Should You Request Mortgage Forbearance?
When the COVID-19 crisis starts, many banks begin to offer options to homeowners who cannot make mortgage payments or wish to take a break from mortgage payments. As of today, 9% of all home loans are in forbearance. According to Virginia REALTORS®:
More than 4 million homeowners have entered into mortgage forbearance over the past couple of months. While the numbers of new applications for forbearance have declined dramatically in recent weeks, at the end of May, about 9% of all home loans were in forbearance, including 7.2% of loans backed by Fannie Mae and Freddie Mac, and 12.6% of FHA and VA loans. Prior to COVID-19, only 0.25% of loans were in forbearance.
What Happens During the Forbearance Period?
Mortgage payments are paused
During the forbearance period, your monthly mortgage payments are paused; however, remember that your interest, property taxes, and insurance premiums continue to accumulate. Depending on your lender, the forbearance period can be anywhere between 3 months to 12 months.
Your credit is protected (maybe)
Although CARES Act is supposed to prevent a negative impact on your credit, many lenders do note the forbearance on your credit report, and some credit bureaus do lower your credit score. To protect your credit profile, it is best to check your credit reports and credit scores regularly while you are in forbearance.
You cannot refinance
Another vital thing to understand is that if you are taking advantage of forbearance, you will not be able to refinance your loan and take advantage of the historically low interest rates.
For the majority of homeowners in forbearance, this doesn’t matter since their jobs are impacted, and they would not qualify for a refinance anyway. However, there is a small percentage of homeowners in forbearance who do not need to be and are perfectly qualified to refinance if they wish to.
What Happens When the Forbearance Period Ends?
There are four outcome ranking from best to worst as below:
- Payment is deferred, which allows you to repay your missed payments at the time the home is sold, refinanced, or at loan maturity. This is the primary option for Fannie Mae and Freddie Mac loans. Although, you have to understand that some lenders will not refinance you if you are, or recently were, in a forbearance.
- Increased monthly payments. This option temporarily increases your monthly payments to force you to catch up on the missed payments. This is probably not a viable option for many people who are just coming back to work after a job loss or a long period of underemployment.
- Loan modification, which changes the loan terms, often by extending the loan period and/or lowering the amount of the monthly payments. However, some lenders may force you to proof hardship, which means that you may have to miss a few payments and also share your finances with the bank. Doing this could hurt your credit profile and not the right solution for everyone.
- Lump sum payment, which means you have to pay the entire amount of the missed payments at the end of the forbearance period.
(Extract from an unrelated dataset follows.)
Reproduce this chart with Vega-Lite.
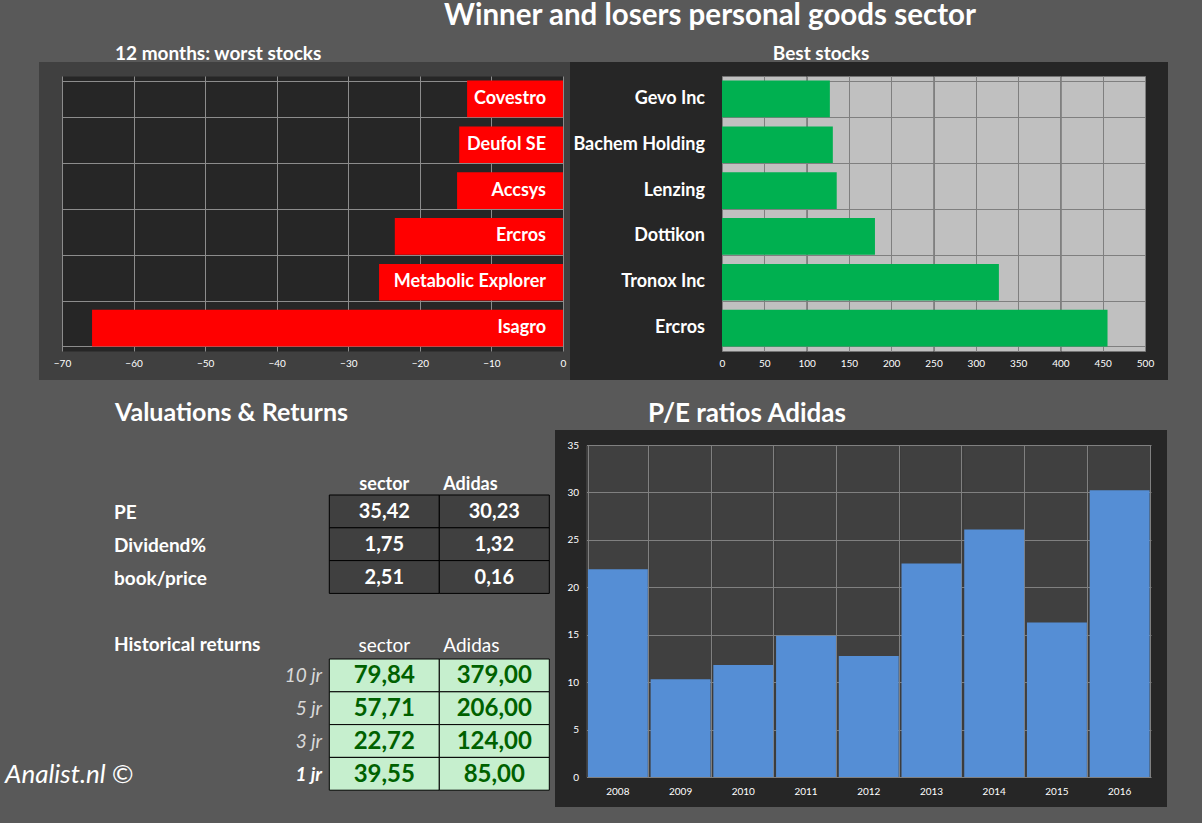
{
  "$schema": "https://vega.github.io/schema/vega-lite/v6.json",
  "background": "#595959",
  "padding": {"left": 5, "top": 0, "right": 40, "bottom": 20},
  "config": {
    "font": "Lato",
    "view": {"stroke": null},
    "title": {"color": "white", "fontWeight": "bold"}
  },
  "title": {"text": "Winner and losers personal goods sector", "fontSize": 29.5, "anchor": "middle", "frame": "bounds", "dx": 123.5, "offset": 14},
  "datasets": {
    "worst": [
      {"stock": "Covestro", "change": -13.4},
      {"stock": "Deufol SE", "change": -14.5},
      {"stock": "Accsys", "change": -14.8},
      {"stock": "Ercros", "change": -23.5},
      {"stock": "Metabolic Explorer", "change": -25.7},
      {"stock": "Isagro", "change": -65.8}
    ],
    "best": [
      {"stock": "Gevo Inc", "change": 127.5},
      {"stock": "Bachem Holding", "change": 131},
      {"stock": "Lenzing", "change": 135.6},
      {"stock": "Dottikon", "change": 180.8},
      {"stock": "Tronox Inc", "change": 327.3},
      {"stock": "Ercros", "change": 455.7}
    ],
    "pe": [
      {"year": "2008", "pe": 21.9},
      {"year": "2009", "pe": 10.3},
      {"year": "2010", "pe": 11.8},
      {"year": "2011", "pe": 14.9},
      {"year": "2012", "pe": 12.75},
      {"year": "2013", "pe": 22.5},
      {"year": "2014", "pe": 26.1},
      {"year": "2015", "pe": 16.3},
      {"year": "2016", "pe": 30.23}
    ],
    "cells": [
      {"tbl": "val", "row": "PE", "col": "sector", "v": "35,42"},
      {"tbl": "val", "row": "PE", "col": "Adidas", "v": "30,23"},
      {"tbl": "val", "row": "Dividend%", "col": "sector", "v": "1,75"},
      {"tbl": "val", "row": "Dividend%", "col": "Adidas", "v": "1,32"},
      {"tbl": "val", "row": "book/price", "col": "sector", "v": "2,51"},
      {"tbl": "val", "row": "book/price", "col": "Adidas", "v": "0,16"},
      {"tbl": "ret", "row": "10 jr", "col": "sector", "v": "79,84"},
      {"tbl": "ret", "row": "10 jr", "col": "Adidas", "v": "379,00"},
      {"tbl": "ret", "row": "5 jr", "col": "sector", "v": "57,71"},
      {"tbl": "ret", "row": "5 jr", "col": "Adidas", "v": "206,00"},
      {"tbl": "ret", "row": "3 jr", "col": "sector", "v": "22,72"},
      {"tbl": "ret", "row": "3 jr", "col": "Adidas", "v": "124,00"},
      {"tbl": "ret", "row": "1 jr", "col": "sector", "v": "39,55"},
      {"tbl": "ret", "row": "1 jr", "col": "Adidas", "v": "85,00"}
    ],
    "headers": [
      {"tbl": "val", "row": "hdr1", "col": "sector", "t": "sector"},
      {"tbl": "val", "row": "hdr1", "col": "Adidas", "t": "Adidas"},
      {"tbl": "ret", "row": "hdr2", "col": "sector", "t": "sector"},
      {"tbl": "ret", "row": "hdr2", "col": "Adidas", "t": "Adidas"}
    ],
    "labels": [
      {"row": "PE", "t": "PE", "kind": "metric"},
      {"row": "Dividend%", "t": "Dividend%", "kind": "metric"},
      {"row": "book/price", "t": "book/price", "kind": "metric"},
      {"row": "hdr2", "t": "Historical returns", "kind": "metric"},
      {"row": "10 jr", "t": "10 jr", "kind": "period"},
      {"row": "5 jr", "t": "5 jr", "kind": "period"},
      {"row": "3 jr", "t": "3 jr", "kind": "period"},
      {"row": "1 jr", "t": "1 jr", "kind": "current"}
    ],
    "credit": [
      {"row": "1 jr", "t": "Analist.nl ©"}
    ]
  },
  "columns": 2,
  "spacing": {"row": 65, "column": 0},
  "align": "none",
  "bounds": "flush",
  "concat": [
    {
      "width": 531,
      "height": 318,
      "view": {"fill": "#404040", "stroke": null},
      "title": {"text": "12 months: worst stocks", "anchor": "start", "frame": "group", "dx": 76, "offset": -2, "fontSize": 19},
      "data": {"name": "worst"},
      "resolve": {"axis": {"x": "independent"}},
      "encoding": {
        "y": {
          "field": "stock", "type": "nominal", "sort": null,
          "scale": {"range": [14, 289], "paddingInner": 0.2, "paddingOuter": 0.1},
          "axis": {"orient": "left", "labels": false, "ticks": false, "domain": false, "grid": true, "tickBand": "extent", "gridColor": "#8c8c8c", "gridWidth": 1, "title": null}
        }
      },
      "layer": [
        {
          "mark": {"type": "bar", "color": "#ff0000"},
          "encoding": {
            "x": {
              "field": "change", "type": "quantitative",
              "scale": {"domain": [-70, 0], "range": [23, 524], "nice": false},
              "axis": {"orient": "top", "values": [-65, -55, -45, -35, -25, -15, -5], "grid": true, "gridColor": "#262626", "gridWidth": 71.571, "labels": false, "ticks": false, "domain": false, "title": null}
            }
          }
        },
        {
          "mark": {"type": "text", "align": "right", "baseline": "middle", "dx": -17, "fontSize": 18, "fontWeight": "bold", "color": "white"},
          "encoding": {
            "x": {
              "datum": 0, "type": "quantitative",
              "axis": {"orient": "top", "offset": -289, "values": [-70, -60, -50, -40, -30, -20, -10, 0], "grid": true, "gridColor": "#8c8c8c", "gridWidth": 1, "labels": true, "labelColor": "white", "labelFontSize": 10, "labelBaseline": "top", "labelPadding": -7, "labelFlush": false, "labelOverlap": false, "ticks": false, "domain": false, "title": null}
            },
            "text": {"field": "stock"}
          }
        }
      ]
    },
    {
      "width": 598,
      "height": 318,
      "view": {"fill": "#262626", "stroke": null},
      "title": {"text": "Best stocks", "anchor": "middle", "frame": "group", "dx": -48, "offset": -2, "fontSize": 19},
      "data": {"name": "best"},
      "resolve": {"axis": {"x": "independent"}},
      "encoding": {
        "y": {
          "field": "stock", "type": "nominal", "sort": null,
          "scale": {"range": [14, 289], "paddingInner": 0.2, "paddingOuter": 0.1},
          "axis": {"orient": "left", "labels": false, "ticks": false, "domain": false, "grid": true, "tickBand": "extent", "gridColor": "#7f7f7f", "gridWidth": 1, "title": null}
        }
      },
      "layer": [
        {
          "mark": {"type": "bar", "color": "#00b050"},
          "encoding": {
            "x": {
              "field": "change", "type": "quantitative",
              "scale": {"domain": [0, 500], "range": [152, 575], "nice": false},
              "axis": {"orient": "top", "values": [25, 75, 125, 175, 225, 275, 325, 375, 425, 475], "grid": true, "gridColor": "#c0c0c0", "gridWidth": 42.3, "labels": false, "ticks": false, "domain": false, "title": null}
            }
          }
        },
        {
          "mark": {"type": "text", "align": "right", "baseline": "middle", "dx": -17, "fontSize": 18, "fontWeight": "bold", "color": "white"},
          "encoding": {
            "x": {
              "datum": 0, "type": "quantitative",
              "axis": {"orient": "top", "offset": -289, "values": [0, 50, 100, 150, 200, 250, 300, 350, 400, 450, 500], "grid": true, "gridColor": "#7f7f7f", "gridWidth": 1, "labels": true, "labelColor": "white", "labelFontSize": 10, "labelBaseline": "top", "labelPadding": -7, "labelFlush": false, "labelOverlap": false, "ticks": false, "domain": false, "title": null}
            },
            "text": {"field": "stock"}
          }
        }
      ]
    },
    {
      "width": 516,
      "height": 347,
      "title": {"text": "Valuations & Returns", "anchor": "start", "frame": "group", "dx": 76, "offset": 19, "fontSize": 25},
      "encoding": {
        "y": {
          "field": "row", "type": "nominal",
          "scale": {"domain": ["hdr1", "PE", "Dividend%", "book/price", "gap", "hdr2", "10 jr", "5 jr", "3 jr", "1 jr"], "range": [17.2, 345.2], "paddingInner": 0, "paddingOuter": 0},
          "axis": null
        }
      },
      "layer": [
        {
          "data": {"name": "cells"},
          "mark": {"type": "rect", "stroke": "#000000", "strokeWidth": 1},
          "encoding": {
            "x": {"field": "col", "type": "nominal", "scale": {"domain": ["sector", "Adidas"], "range": [290.3, 510.3], "paddingInner": 0, "paddingOuter": 0}, "axis": null},
            "fill": {"condition": {"test": "datum.tbl === 'val'", "value": "#404040"}, "value": "#c6efce"}
          }
        },
        {
          "data": {"name": "cells"},
          "mark": {"type": "text", "fontWeight": "bold", "baseline": "middle", "dy": 1},
          "encoding": {
            "x": {"field": "col", "type": "nominal", "axis": null},
            "text": {"field": "v"},
            "color": {"condition": {"test": "datum.tbl === 'val'", "value": "#ffffff"}, "value": "#006100"},
            "size": {"condition": {"test": "datum.tbl === 'val'", "value": 20}, "value": 24}
          }
        },
        {
          "data": {"name": "headers"},
          "transform": [{"filter": "datum.tbl === 'val' && datum.col === 'sector'"}],
          "mark": {"type": "text", "baseline": "middle", "dy": 6, "fontSize": 18, "fontWeight": "bold", "color": "white"},
          "encoding": {"x": {"field": "col", "type": "nominal", "axis": null}, "text": {"field": "t"}}
        },
        {
          "data": {"name": "headers"},
          "transform": [{"filter": "datum.tbl === 'val' && datum.col === 'Adidas'"}],
          "mark": {"type": "text", "align": "left", "baseline": "middle", "dy": 6, "dx": -51, "fontSize": 18, "fontWeight": "bold", "color": "white"},
          "encoding": {"x": {"field": "col", "type": "nominal", "axis": null}, "text": {"field": "t"}}
        },
        {
          "data": {"name": "headers"},
          "transform": [{"filter": "datum.tbl === 'ret' && datum.col === 'sector'"}],
          "mark": {"type": "text", "baseline": "middle", "dy": 3, "fontSize": 19, "color": "white"},
          "encoding": {"x": {"field": "col", "type": "nominal", "axis": null}, "text": {"field": "t"}}
        },
        {
          "data": {"name": "headers"},
          "transform": [{"filter": "datum.tbl === 'ret' && datum.col === 'Adidas'"}],
          "mark": {"type": "text", "align": "left", "baseline": "middle", "dy": 3, "dx": -51, "fontSize": 19, "color": "white"},
          "encoding": {"x": {"field": "col", "type": "nominal", "axis": null}, "text": {"field": "t"}}
        },
        {
          "data": {"name": "labels"},
          "transform": [{"filter": "datum.kind === 'metric'"}],
          "mark": {"type": "text", "align": "left", "baseline": "middle", "dy": 2, "dx": -270.3, "fontSize": 19, "fontWeight": "bold", "color": "white"},
          "encoding": {"x": {"datum": "sector", "type": "nominal", "axis": null}, "text": {"field": "t"}}
        },
        {
          "data": {"name": "labels"},
          "transform": [{"filter": "datum.kind === 'period'"}],
          "mark": {"type": "text", "align": "right", "baseline": "middle", "dy": 1, "dx": -62.3, "fontSize": 19, "fontStyle": "italic", "color": "#d9d9d9"},
          "encoding": {"x": {"datum": "sector", "type": "nominal", "axis": null}, "text": {"field": "t"}}
        },
        {
          "data": {"name": "labels"},
          "transform": [{"filter": "datum.kind === 'current'"}],
          "mark": {"type": "text", "align": "right", "baseline": "middle", "dy": 1, "dx": -62.3, "fontSize": 19, "fontStyle": "italic", "fontWeight": "bold", "color": "white"},
          "encoding": {"x": {"datum": "sector", "type": "nominal", "axis": null}, "text": {"field": "t"}}
        },
        {
          "data": {"name": "credit"},
          "mark": {"type": "text", "align": "left", "baseline": "middle", "dy": 1, "dx": -379.3, "fontSize": 26, "fontStyle": "italic", "color": "white"},
          "encoding": {"x": {"datum": "sector", "type": "nominal", "axis": null}, "text": {"field": "t"}}
        }
      ]
    },
    {
      "width": 582,
      "height": 347,
      "view": {"fill": "#262626", "stroke": "#262626", "strokeWidth": 30},
      "title": {"text": "P/E ratios Adidas", "anchor": "start", "frame": "group", "dx": 78, "offset": 13, "fontSize": 26},
      "data": {"name": "pe"},
      "resolve": {"axis": {"x": "independent"}},
      "layer": [
        {
          "mark": {"type": "bar", "color": "#558ed5"},
          "encoding": {
            "x": {
              "field": "year", "type": "nominal", "sort": null,
              "scale": {"range": [16.5, 581], "paddingInner": 0.045, "paddingOuter": 0.0225},
              "axis": {"orient": "top", "grid": true, "gridColor": "#404040", "gridWidth": 62.73, "labels": false, "ticks": false, "domain": false, "title": null}
            },
            "y": {
              "field": "pe", "type": "quantitative",
              "scale": {"domain": [0, 35], "range": [332, 0], "nice": false},
              "axis": {"orient": "left", "offset": -16.5, "values": [0, 5, 10, 15, 20, 25, 30, 35], "grid": true, "gridColor": "#808080", "gridWidth": 1, "labelColor": "white", "labelFontSize": 10, "labelPadding": 8, "labelOverlap": false, "labelFlush": false, "ticks": false, "domain": false, "title": null}
            }
          }
        },
        {
          "mark": {"type": "text", "baseline": "middle", "dy": 15, "fontSize": 10, "color": "white"},
          "encoding": {
            "x": {
              "field": "year", "type": "nominal", "sort": null,
              "axis": {"orient": "top", "offset": -332, "grid": true, "tickBand": "extent", "gridColor": "#808080", "gridWidth": 1, "labels": false, "ticks": false, "domain": false, "title": null}
            },
            "y": {"datum": 0, "type": "quantitative"},
            "text": {"field": "year"}
          }
        }
      ]
    }
  ]
}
Obviously, this is a terrible option since I can’t imagine anyone that experienced financial hardship to be able to pull this off. Fortunately, lenders covered by federal forbearance rules cannot choose this option.
The best thing to do is to understand which of the four options you will be facing at the end of the forbearance period. If you cannot satisfy the requirement, you will be forced to do a loan modification, sell your house, or go into foreclosure.
Plan to Sell Now
If you know for sure that you cannot satisfy your lender’s conditions at the end of forbearance, it is best to plan now. If you have equity in your house, it might not be a bad idea to sell as soon as possible. In the DC, Maryland, and Virginia metro area, home prices are still very stable, and it is still a Seller’s market. By selling now, you are still getting top dollar for your house, and you won’t be competing against homeowners who are forced to sell when their forbearance period ends.
If you don’t have enough equity in your house, discuss the options of loan modification and short sale with your lender now to understand what lies ahead.